I can see that I will need to do much more deciphering of the papers. I need to check with Ian and Mike about their paper too. I am hopeful that we might have access to their World Cup data from 1990 and 1994.

There is one point I will need to clarify with Ian and Mike. In their paper (2005: 510), they note:

The 1990 World Cup involved 24 teams and a total of 52 matches, whereas the 1994 format was expanded to 32 teams and a corresponding total of 64 matches.

I think the move to 32 teams occurred in 1998.

It has been that kind of week with Charles.

By serendipity, I found reference to him in Ron Atkinson’s (2016) autobiography.

It was December 1954; I was fifteen, a ground-staff boy at Wolverhampton Wanderers watching Honved players walk out onto the pitch, a pitch that i and the rest of the Wolves staff had done our best to turn into a bog. The Daily Mail said it resembled the surface of a four day-old cattle show.
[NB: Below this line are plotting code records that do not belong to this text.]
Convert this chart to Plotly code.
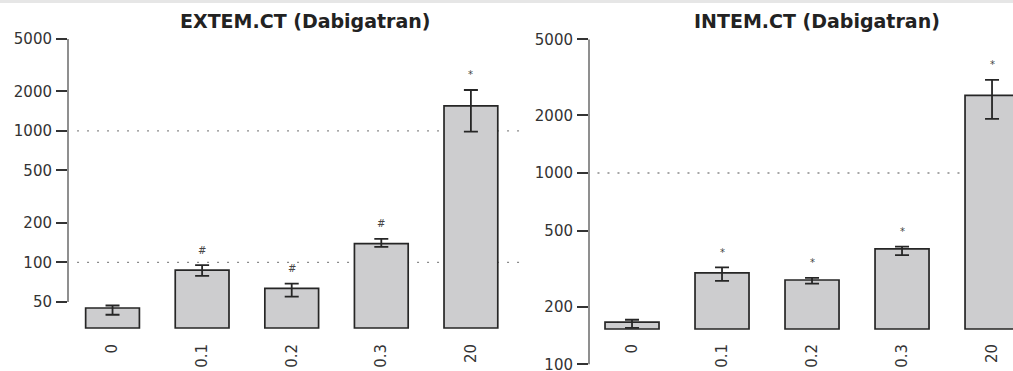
import math
import plotly.graph_objects as go

W, H = 1013, 371

categories = ["0", "0.1", "0.2", "0.3", "20"]

extem_values = [45, 87.5, 63.5, 139, 1550]
extem_upper = [47, 95.5, 69, 151, 2046]
extem_lower = [40, 79, 55, 131, 986]
extem_marks = ["", "#", "#", "#", "*"]

intem_values = [166, 301, 276, 401, 2550]
intem_upper = [171, 321, 283, 412, 3070]
intem_lower = [155, 273, 264, 372, 1920]
intem_marks = ["", "*", "*", "*", "*"]

extem_ticks = [50, 100, 200, 500, 1000, 2000, 5000]
intem_ticks = [100, 200, 500, 1000, 2000, 5000]
extem_refs = [100, 1000]
intem_refs = [1000]

EXTEM_BASE = 31.7
INTEM_BASE = 153

FONT = "DejaVu Sans"
BAR_FILL = "#cdcdcf"
DARK = "#262626"


def px_x(p):
    return p / W


def px_y(p):
    return 1 - p / H


fig = go.Figure()

panels = [
    dict(vals=extem_values, up=extem_upper, lo=extem_lower, marks=extem_marks,
         base=EXTEM_BASE, xa="x", ya="y"),
    dict(vals=intem_values, up=intem_upper, lo=intem_lower, marks=intem_marks,
         base=INTEM_BASE, xa="x2", ya="y2"),
]

for p in panels:
    fig.add_trace(go.Bar(
        x=categories,
        y=[v - p["base"] for v in p["vals"]],
        base=p["base"],
        width=0.6,
        marker=dict(color=BAR_FILL, line=dict(color=DARK, width=1.7)),
        xaxis=p["xa"], yaxis=p["ya"], showlegend=False, hoverinfo="skip",
    ))
    fig.add_trace(go.Scatter(
        x=categories, y=p["vals"], mode="markers",
        marker=dict(size=1, opacity=0),
        error_y=dict(type="data", symmetric=False,
                     array=[u - v for u, v in zip(p["up"], p["vals"])],
                     arrayminus=[v - l for v, l in zip(p["vals"], p["lo"])],
                     color=DARK, thickness=1.8, width=7),
        xaxis=p["xa"], yaxis=p["ya"], showlegend=False, hoverinfo="skip",
    ))
    for i, (u, m) in enumerate(zip(p["up"], p["marks"])):
        if m:
            fig.add_annotation(x=i, y=math.log10(u), xref=p["xa"], yref=p["ya"],
                               text=m, showarrow=False, yshift=15,
                               xanchor="center", yanchor="middle",
                               font=dict(family=FONT, size=10, color="#444"))

# reference dotted lines
for r in extem_refs:
    fig.add_shape(type="line", xref="x domain", x0=0.02, x1=1, yref="y", y0=r, y1=r,
                  line=dict(color="#8a8a8a", width=1.4, dash="2px,8px"), layer="below")
for r in intem_refs:
    fig.add_shape(type="line", xref="x2 domain", x0=0.02, x1=1, yref="y2", y0=r, y1=r,
                  line=dict(color="#8a8a8a", width=1.4, dash="2px,8px"), layer="below")

# R-style axis lines spanning the tick range
fig.add_shape(type="line", xref="x domain", x0=0, x1=0, yref="y",
              y0=min(extem_ticks), y1=max(extem_ticks), line=dict(color="#6a6a6a", width=1.5))
fig.add_shape(type="line", xref="x2 domain", x0=0, x1=0, yref="y2",
              y0=min(intem_ticks), y1=max(intem_ticks), line=dict(color="#6a6a6a", width=1.5))

# top strip
fig.add_shape(type="rect", xref="paper", yref="paper", x0=0, x1=1, y0=px_y(3), y1=1,
              fillcolor="#e6e6e6", line=dict(width=0), layer="below")

# titles
fig.add_annotation(x=px_x(305), y=px_y(21), xref="paper", yref="paper",
                   text="<b>EXTEM.CT (Dabigatran)</b>", showarrow=False,
                   xanchor="center", yanchor="middle",
                   font=dict(family=FONT, size=19, color="#222"))
fig.add_annotation(x=px_x(817), y=px_y(21), xref="paper", yref="paper",
                   text="<b>INTEM.CT (Dabigatran)</b>", showarrow=False,
                   xanchor="center", yanchor="middle",
                   font=dict(family=FONT, size=19, color="#222"))

tickfont = dict(family=FONT, size=15, color="#333")

xcommon = dict(type="category", showline=False, ticks="", showgrid=False, zeroline=False,
               tickangle=-90, tickfont=tickfont, ticklabelstandoff=10, automargin=False,
               ticklabeloverflow="allow", fixedrange=True)
ycommon = dict(type="log", showline=False, ticks="outside", ticklen=11, tickwidth=1.5,
               tickcolor="#333", showgrid=False, zeroline=False, tickfont=tickfont,
               ticklabelstandoff=1, automargin=False, ticklabeloverflow="allow")

fig.update_layout(
    width=W, height=H,
    margin=dict(l=0, r=0, t=0, b=0, autoexpand=False),
    paper_bgcolor="white", plot_bgcolor="white",
    bargap=0.4,
    xaxis=dict(domain=[px_x(68), px_x(520)], range=[-0.497, 4.548], anchor="y", **xcommon),
    yaxis=dict(domain=[px_y(330), px_y(30)], range=[1.486, 3.767], anchor="x",
               tickvals=extem_ticks, ticktext=[str(t) for t in extem_ticks], **ycommon),
    xaxis2=dict(domain=[px_x(589), 1.0], range=[-0.478, 4.233], anchor="free",
                position=px_y(330), **xcommon),
    yaxis2=dict(domain=[0.0, px_y(30)], range=[1.965, 3.748], anchor="x2",
                tickvals=intem_ticks, ticktext=[str(t) for t in intem_ticks], **ycommon),
)

fig.write_html("out.html", config={"displayModeBar": False},
               post_script="document.body.style.margin='0';document.body.style.overflow='hidden';")
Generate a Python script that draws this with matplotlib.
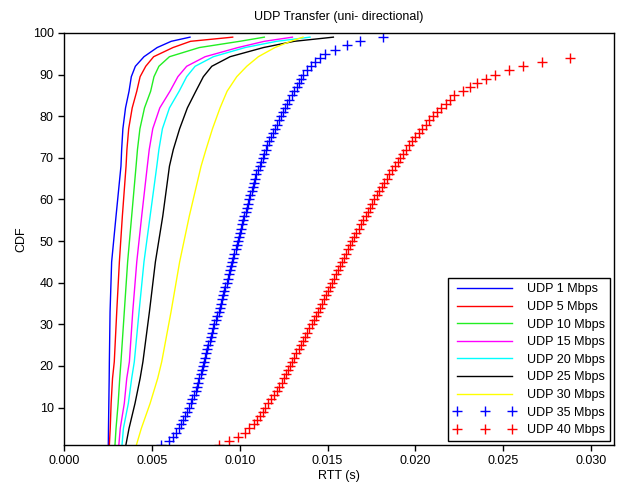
import numpy as np
import matplotlib
matplotlib.use('Agg')
import matplotlib.pyplot as plt

# CDF levels (%) at which the line curves were read
levels = [1, 5, 11, 17, 21, 33, 45, 56, 68, 72, 77, 82, 86, 89.5, 92, 94.3, 96.5, 98, 99]

rtt_1 = [0.00252, 0.00253, 0.00255, 0.00257, 0.00258, 0.00262, 0.00271, 0.00296, 0.00324,
         0.00328, 0.00335, 0.0035, 0.0037, 0.00383, 0.00406, 0.00455, 0.0053, 0.0061, 0.00717]
rtt_5 = [0.00258, 0.00263, 0.00268, 0.00276, 0.00286, 0.003, 0.00315, 0.00332, 0.00353,
         0.00358, 0.00368, 0.00388, 0.00414, 0.00433, 0.00465, 0.0051, 0.0062, 0.0072, 0.0096]
rtt_10 = [0.0029, 0.00296, 0.00308, 0.00317, 0.00324, 0.00343, 0.00362, 0.00385, 0.0041,
          0.00418, 0.00432, 0.00458, 0.00493, 0.00512, 0.0054, 0.006, 0.0077, 0.0100, 0.0114]
rtt_15 = [0.00312, 0.0032, 0.00343, 0.00357, 0.00372, 0.00391, 0.00414, 0.00442, 0.00474,
          0.00485, 0.00505, 0.00545, 0.00603, 0.00648, 0.00698, 0.00803, 0.0099, 0.0114, 0.0130]
rtt_20 = [0.0033, 0.00338, 0.00366, 0.00385, 0.004, 0.00427, 0.00455, 0.0049, 0.00528,
          0.0054, 0.0056, 0.006, 0.00655, 0.00698, 0.00746, 0.0085, 0.0103, 0.0121, 0.0140]
rtt_25 = [0.00352, 0.0037, 0.00404, 0.00433, 0.00449, 0.00486, 0.0052, 0.00562, 0.006,
          0.00622, 0.00658, 0.00702, 0.0075, 0.00793, 0.00841, 0.00945, 0.01135, 0.0131, 0.01533]
rtt_30 = [0.00412, 0.0044, 0.0049, 0.00533, 0.00556, 0.00609, 0.00658, 0.00713, 0.0078,
          0.00808, 0.00845, 0.00888, 0.00928, 0.00983, 0.0104, 0.01106, 0.0120, 0.0129, 0.0136]

# marker series: one value per CDF percent
rtt_35 = [0.00550, 0.00595, 0.00620, 0.00638, 0.00652, 0.00664, 0.00676, 0.00689, 0.00701, 0.00712,
          0.00722, 0.00731, 0.00740, 0.00749, 0.00757, 0.00764, 0.00771, 0.00778, 0.00785, 0.00791,
          0.00797, 0.00803, 0.00809, 0.00815, 0.00821, 0.00828, 0.00835, 0.00842, 0.00849, 0.00856,
          0.00864, 0.00872, 0.00880, 0.00888, 0.00895, 0.00901, 0.00907, 0.00913, 0.00919, 0.00925,
          0.00931, 0.00937, 0.00943, 0.00950, 0.00957, 0.00963, 0.00969, 0.00976, 0.00982, 0.00989,
          0.00995, 0.01001, 0.01007, 0.01013, 0.01020, 0.01027, 0.01034, 0.01041, 0.01048, 0.01055,
          0.01061, 0.01067, 0.01073, 0.01080, 0.01087, 0.01095, 0.01104, 0.01113, 0.01122, 0.01131,
          0.01140, 0.01149, 0.01158, 0.01168, 0.01178, 0.01189, 0.01200, 0.01211, 0.01223, 0.01235,
          0.01247, 0.01259, 0.01271, 0.01283, 0.01296, 0.01310, 0.01324, 0.01338, 0.01350, 0.01362,
          0.01381, 0.01405, 0.01430, 0.01455, 0.01485, 0.01540, 0.01609, 0.01685, 0.01814]
rtt_40 = [0.0088, 0.0094, 0.0099, 0.0103, 0.0105, 0.0108, 0.0110, 0.01118, 0.01131, 0.01144,
          0.01162, 0.01178, 0.01194, 0.01210, 0.01226, 0.01238, 0.01250, 0.01262, 0.01275, 0.01287,
          0.01299, 0.01311, 0.01323, 0.01335, 0.01347, 0.01360, 0.01372, 0.01385, 0.01397, 0.01410,
          0.01421, 0.01433, 0.01444, 0.01456, 0.01467, 0.01478, 0.01490, 0.01501, 0.01513, 0.01524,
          0.01535, 0.01546, 0.01557, 0.01568, 0.01580, 0.01592, 0.01604, 0.01616, 0.01627, 0.01638,
          0.01651, 0.01664, 0.01677, 0.01691, 0.01704, 0.01717, 0.01729, 0.01742, 0.01754, 0.01767,
          0.01781, 0.01795, 0.01809, 0.01823, 0.01837, 0.01852, 0.01867, 0.01882, 0.01898, 0.01913,
          0.01930, 0.01947, 0.01964, 0.01981, 0.01998, 0.02018, 0.02038, 0.02059, 0.02080, 0.02102,
          0.02125, 0.02148, 0.02172, 0.02197, 0.02222, 0.0227, 0.0231, 0.0235, 0.0240, 0.0245,
          0.0253, 0.0261, 0.0272, 0.0288]

line_series = [('UDP 1 Mbps', rtt_1, '#0000ff'),
               ('UDP 5 Mbps', rtt_5, '#ff0000'),
               ('UDP 10 Mbps', rtt_10, '#22ee22'),
               ('UDP 15 Mbps', rtt_15, '#ff00ff'),
               ('UDP 20 Mbps', rtt_20, '#00ffff'),
               ('UDP 25 Mbps', rtt_25, '#000000'),
               ('UDP 30 Mbps', rtt_30, '#ffff00')]
marker_series = [('UDP 35 Mbps', rtt_35, '#0000ff'),
                 ('UDP 40 Mbps', rtt_40, '#ff0000')]

plt.rcParams['font.family'] = ['Liberation Sans', 'DejaVu Sans']
plt.rcParams['font.size'] = 9

fig = plt.figure(figsize=(6.18, 4.88), dpi=100)
ax = fig.add_axes([0.1036, 0.0881, 0.8899, 0.8443])

for name, vals, col in line_series:
    ax.plot(vals, levels, color=col, lw=1, label=name)
for name, vals, col in marker_series:
    cdf = np.arange(1, len(vals) + 1)
    ax.plot(vals, cdf, ls='none', marker='+', ms=7, mew=1, color=col, label=name)

ax.set_xlim(0, 0.0313)
ax.set_ylim(1, 100)
ax.set_xticks(np.arange(0, 0.031, 0.005))
ax.set_xticklabels(['%.3f' % v for v in np.arange(0, 0.031, 0.005)])
ax.set_yticks(range(10, 101, 10))
ax.tick_params(direction='out', length=4, width=1, top=False, right=False)
for s in ax.spines.values():
    s.set_linewidth(1)

ax.set_title('UDP Transfer (uni- directional)', fontsize=9, pad=9)
ax.set_xlabel('RTT (s)', fontsize=9, labelpad=2)
ax.set_ylabel('CDF', fontsize=9, labelpad=4)

leg = ax.legend(loc='lower right', numpoints=3, handlelength=5.0, fancybox=False,
                edgecolor='black', framealpha=1, borderaxespad=0.3, labelspacing=0.45,
                handletextpad=0.9, fontsize=9)
leg.get_frame().set_linewidth(1)

fig.savefig('out.png', dpi=100)
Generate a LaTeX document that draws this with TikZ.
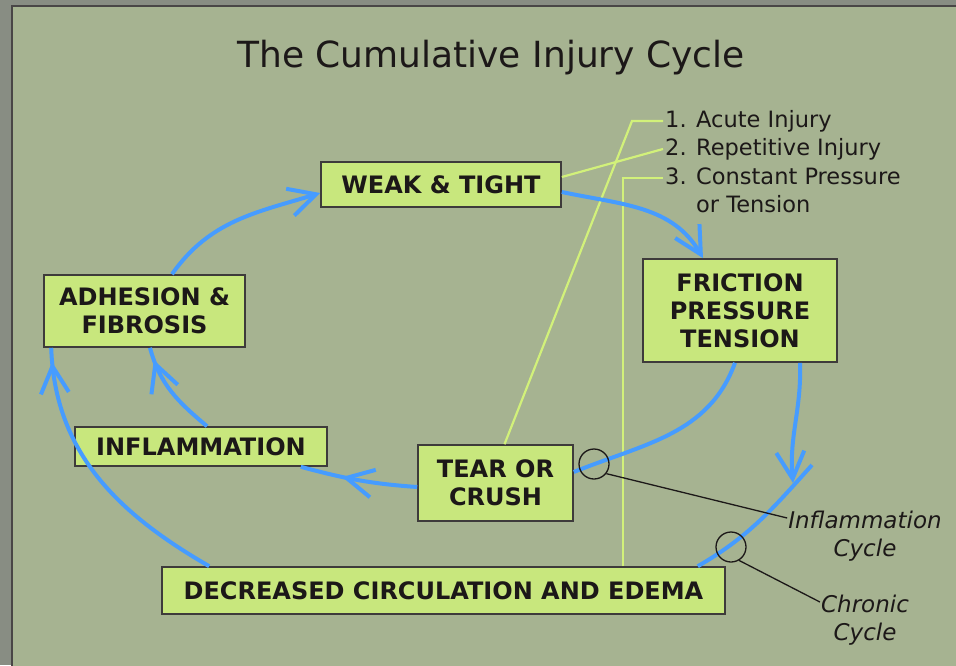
\documentclass[tikz,border=0pt]{standalone}
\usepackage{fontspec}
\setmainfont{DejaVu Sans}
\usetikzlibrary{arrows.meta,decorations.markings}
\definecolor{panel}{RGB}{166,179,145}
\definecolor{frame}{RGB}{136,141,131}
\definecolor{boxfill}{RGB}{200,231,125}
\definecolor{cycleblue}{RGB}{70,156,255}
\definecolor{leadgreen}{RGB}{210,241,122}
\definecolor{inkdark}{RGB}{28,24,24}
\tikzset{
  >={Straight Barb[length=27pt,width=28pt]},
  tipat/.style={postaction={decorate},
    decoration={markings,mark=at position #1 with {\arrow{>}}}}
}

\begin{document}
\begin{tikzpicture}[x=1pt,y=1pt]
\tikzstyle{stage}=[draw=inkdark!85,fill=boxfill,line width=1.6pt,align=center,inner sep=0pt,text=inkdark,font=\fontsize{24}{28}\selectfont\bfseries]
\tikzstyle{flow}=[draw=cycleblue,line width=4pt]
\tikzstyle{lead}=[draw=leadgreen,line width=2.2pt]
\tikzstyle{pointer}=[draw=inkdark,line width=1.3pt]
\tikzstyle{ring}=[circle,draw=inkdark,line width=1.3pt,minimum size=30pt,inner sep=0pt]
\tikzstyle{legend}=[anchor=west,inner xsep=2pt,inner ysep=0pt,text height=12pt,text depth=0pt,text=inkdark,font=\fontsize{22.5}{28}\selectfont]
\tikzstyle{cyclelabel}=[align=center,inner sep=1pt,text=inkdark,font=\fontsize{23}{28}\selectfont\itshape]
\useasboundingbox (0,-665) rectangle (956,0);
\fill[frame] (0,-665) rectangle (956,0);
\filldraw[fill=panel,draw=inkdark!80,line width=1.5pt] (12,-6) rectangle (975,-685);

\node[anchor=base,text=inkdark,font=\fontsize{36}{40}\selectfont] (title) at (491,-67) {The Cumulative Injury Cycle};

% legend
\node[legend] (acute) at (663,-121) {1. Acute Injury};
\node[legend] (repeat) at (663,-149) {2. Repetitive Injury};
\node[legend] (steady) at (663,-178) {3. Constant Pressure};
\node[legend] (tension) at (663,-206) {\phantom{3. }or Tension};

% stages of the cycle
\node[stage,minimum width=240pt,minimum height=45pt] (weak) at (441,-184.5) {WEAK \& TIGHT};
\node[stage,minimum width=194pt,minimum height=103pt] (force) at (740,-310.5) {FRICTION\\PRESSURE\\TENSION};
\node[stage,minimum width=201pt,minimum height=72pt] (adhesion) at (144.5,-311) {ADHESION \&\\FIBROSIS};
\node[stage,minimum width=252pt,minimum height=39pt] (inflam) at (201,-446.5) {INFLAMMATION};
\node[stage,minimum width=155pt,minimum height=76pt] (tear) at (495.5,-483) {TEAR OR\\CRUSH};
\node[stage,minimum width=563pt,minimum height=47pt] (edema) at (443.5,-590.5) {DECREASED CIRCULATION AND EDEMA};

% green leaders to the legend
\coordinate (bend1) at (632,-121);
\draw[lead] ([xshift=9pt]tear.north) -- (bend1) -- (acute.west);
\draw[lead] ([yshift=7.5pt]weak.east) -- (repeat.west);
\draw[lead] ([xshift=179.5pt]edema.north) |- (steady.west);

% the cycles
\coordinate (ctip) at (793,-483);
\coordinate (ctop) at (812,-465);
\draw[flow,->] ([xshift=27.5pt]adhesion.north) to[out=55,in=197] ([yshift=-8.5pt]weak.west);
\draw[flow,->] ([yshift=-7.5pt]weak.east) to[out=-12,in=120] ([xshift=-37pt]force.north);
\draw[flow] ([xshift=-5pt]force.south) to[out=250,in=22] ([yshift=11pt]tear.east);
\draw[flow,tipat=0.64] ([yshift=-4pt]tear.west) to[out=176,in=-15] ([xshift=-27pt]inflam.south east);
\draw[flow,tipat=0.87] ([xshift=6pt]inflam.north) to[out=140,in=-75] ([xshift=5.5pt]adhesion.south);
\draw[flow,tipat=0.95] ([xshift=48pt]edema.north west) to[out=150,in=-88] ([xshift=8pt]adhesion.south west);
\draw[flow,->] ([xshift=60pt]force.south) to[out=-88,in=95] (ctip);
\draw[flow] (ctop) to[out=228,in=30] ([xshift=-28pt]edema.north east);

% cycle labels
\node[ring] (ring1) at (594,-464) {};
\node[ring] (ring2) at (731,-547) {};
\node[cyclelabel] (inflcycle) at (865,-536) {Inflammation\\Cycle};
\node[cyclelabel] (chronic) at (865,-620) {Chronic\\Cycle};
\draw[pointer] (ring1.-38) -- ([yshift=18pt]inflcycle.west);
\draw[pointer] (ring2.-59) -- ([yshift=18pt]chronic.west);
\end{tikzpicture}
\end{document}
Wolves employed an analyst called Wing Commander Charles Reep, who argued that most goals resulted from three passes. It formed the basis of the theories that Graham Taylor was to use so successfully at Watford. Reep dominated Molineux to the extent that, if you played a square pass in your own half of the pitch, there would be trouble. If Stan Cullis saw it, he would go absolutely barmy.

Before the game, Cullis took us all into the Molineux Hotel at the top of the ground to watch a film of the Hungarians beating England 6-3 at Wembley the year before. We analysed the first goal: Hungary score almost straight from the kick-off.

 … and then I found a Pathe News recording of the game.